Cian Dayrit is an artist, activist, and student of geography.
Sofia Gotti is an art historian and curator specializing in modern and contemporary art, with a focus on politics, feminism, and decoloniality in Latin America and the Global South. She is affiliated with the Department of History of Art and the Centre for Latin American Studies at the University of Cambridge, as well as with the Nuova Accademia delle Belle Arti (NABA) in Milan. She was artistic organizer for the 2024 Venice Biennale. She has previously taught at the Courtauld Institute of Art and has worked in curatorial capacities with institutions including Tate Modern, the Solomon R. Guggenheim Foundation, and Castello di Rivoli Museo d'Arte Contemporanea.
Małgorzata Kaźmierczak teaches at the University of National Education Commission in Kraków, Poland.

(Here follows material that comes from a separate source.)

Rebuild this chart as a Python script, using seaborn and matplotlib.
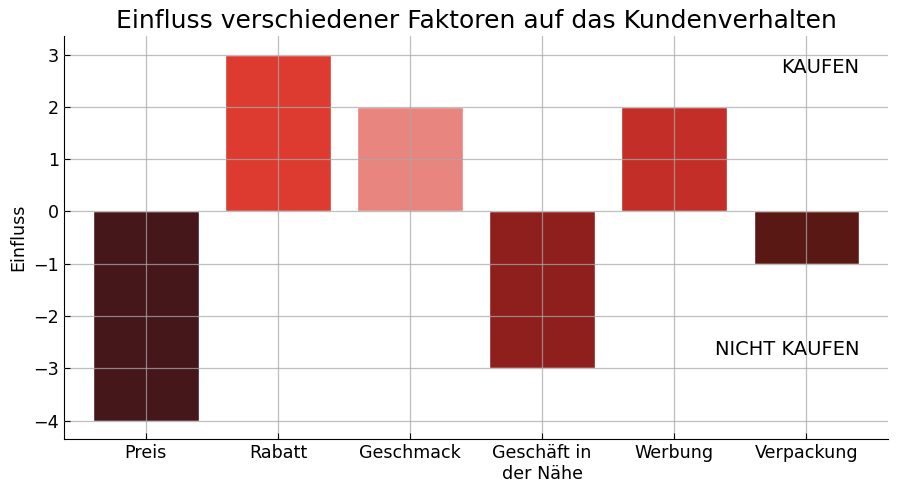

Since 2004 she has been an independent curator of art projects in Poland and the United States, especially of performance-art events. She is also an author of many art reviews and academic articles on performance art. She is the current president of AICA International.
André Keiji Kunigami teaches in the Department of Film and Media Studies at the University of California, Irvine. He works on Japanese and Brazilian cinemas, Asia-Latin American studies, the visual regimes of race, and the theories of photography and film. His work has appeared in the Journal of Cinema and Media Studies, Journal of Latin American Cultural Studies, Verge: Studies in Global Asias, Galáxia, and Logos.
Cristian Nae teaches at the Faculty of Visual Arts and Design, George Enescu National University of the Arts, Iasi, Romania. His articles have been published in journals such as Third Text and Studies in Eastern European Cinema, as well as in edited collected volumes such as Globalizing the Avant-Garde (de Gruyter, 2024), State Construction and Art in East-Central Europe, 1918–2018 (Routledge, 2022), Realisms of the Avant-Garde (de Gruyter, 2020), Art History in a Global Context (Wiley-Blackwell, 2020), and Performance Art in the Second Public Sphere (Routledge, 2018). He curated the Romanian Pavilion at the 59th Venice Biennale.
Tausif Noor is a critic, curator, and graduate student in history of art at the University of California, Berkeley, where he studies global modernisms with a focus on South Asia and its histories of internationalism. His criticism, essays, and interviews with artists have appeared in Artforum, The New York Times, The New Yorker, and the New York Review of Books, among other venues, as well as in various artist catalogs and monographs. He is a recipient of a 2023 Grace Dudley Prize for Arts Writing from the Robert B. Silver Foundation, as well as a 2023 Andy Warhol Foundation/ Creative Capital Arts Writers Grant for Short Form Writing.